_Directive:_
The lines to extract run from the first line of the material below to the line containing "import pandas as pd", both included; leave the pictures behind.

_Supplied material:_
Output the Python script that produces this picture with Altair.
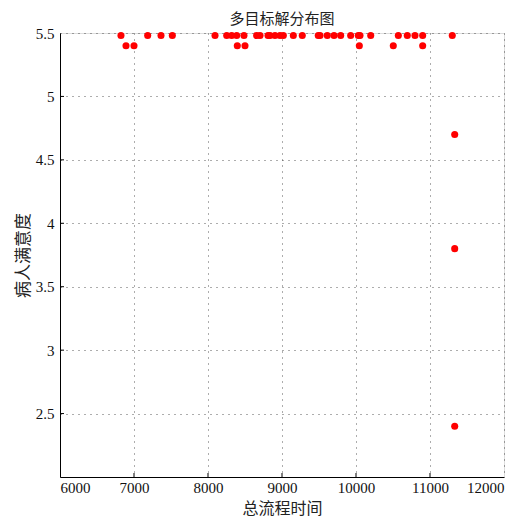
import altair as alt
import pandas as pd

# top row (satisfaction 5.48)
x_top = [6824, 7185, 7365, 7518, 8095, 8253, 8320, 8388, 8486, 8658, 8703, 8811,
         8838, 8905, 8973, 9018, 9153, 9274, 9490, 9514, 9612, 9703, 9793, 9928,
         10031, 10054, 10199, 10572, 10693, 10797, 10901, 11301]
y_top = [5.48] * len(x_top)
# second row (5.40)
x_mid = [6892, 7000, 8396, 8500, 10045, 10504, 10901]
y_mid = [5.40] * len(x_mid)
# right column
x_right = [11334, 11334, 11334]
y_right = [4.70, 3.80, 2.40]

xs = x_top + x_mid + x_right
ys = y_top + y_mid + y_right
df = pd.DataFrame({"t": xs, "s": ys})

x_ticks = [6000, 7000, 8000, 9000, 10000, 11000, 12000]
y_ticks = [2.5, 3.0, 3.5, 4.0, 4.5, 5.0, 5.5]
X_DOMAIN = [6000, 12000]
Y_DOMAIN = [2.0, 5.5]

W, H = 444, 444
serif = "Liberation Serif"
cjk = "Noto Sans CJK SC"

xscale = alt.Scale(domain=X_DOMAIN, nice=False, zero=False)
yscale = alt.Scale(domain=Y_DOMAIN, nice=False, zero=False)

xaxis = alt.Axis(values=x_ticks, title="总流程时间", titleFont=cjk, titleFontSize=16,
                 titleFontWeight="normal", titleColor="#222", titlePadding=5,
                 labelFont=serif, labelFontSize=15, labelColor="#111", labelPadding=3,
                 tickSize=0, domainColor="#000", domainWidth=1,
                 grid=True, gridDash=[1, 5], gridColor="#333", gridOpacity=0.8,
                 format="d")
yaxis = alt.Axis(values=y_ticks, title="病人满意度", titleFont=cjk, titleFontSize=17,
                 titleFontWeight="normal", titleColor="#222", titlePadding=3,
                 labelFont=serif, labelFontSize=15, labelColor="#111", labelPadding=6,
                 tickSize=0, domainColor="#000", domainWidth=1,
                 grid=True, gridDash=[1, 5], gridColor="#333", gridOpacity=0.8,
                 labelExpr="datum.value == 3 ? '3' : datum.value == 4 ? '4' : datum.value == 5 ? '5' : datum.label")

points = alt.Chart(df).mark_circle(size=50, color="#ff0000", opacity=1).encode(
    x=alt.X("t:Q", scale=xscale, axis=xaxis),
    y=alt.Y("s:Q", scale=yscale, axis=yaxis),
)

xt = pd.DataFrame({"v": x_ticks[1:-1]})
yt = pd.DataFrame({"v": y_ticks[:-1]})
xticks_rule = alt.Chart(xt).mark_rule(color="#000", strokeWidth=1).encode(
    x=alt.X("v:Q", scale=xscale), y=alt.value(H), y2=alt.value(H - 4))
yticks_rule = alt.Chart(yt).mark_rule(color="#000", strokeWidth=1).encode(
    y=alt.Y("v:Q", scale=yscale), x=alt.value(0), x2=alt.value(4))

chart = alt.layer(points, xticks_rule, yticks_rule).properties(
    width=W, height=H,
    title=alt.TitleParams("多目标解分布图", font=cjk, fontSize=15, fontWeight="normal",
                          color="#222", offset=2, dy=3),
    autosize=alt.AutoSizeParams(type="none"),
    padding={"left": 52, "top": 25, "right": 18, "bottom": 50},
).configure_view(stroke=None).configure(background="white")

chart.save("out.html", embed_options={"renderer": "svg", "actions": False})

_Full output:_
Output the Python script that produces this picture with Altair.
import altair as alt
import pandas as pd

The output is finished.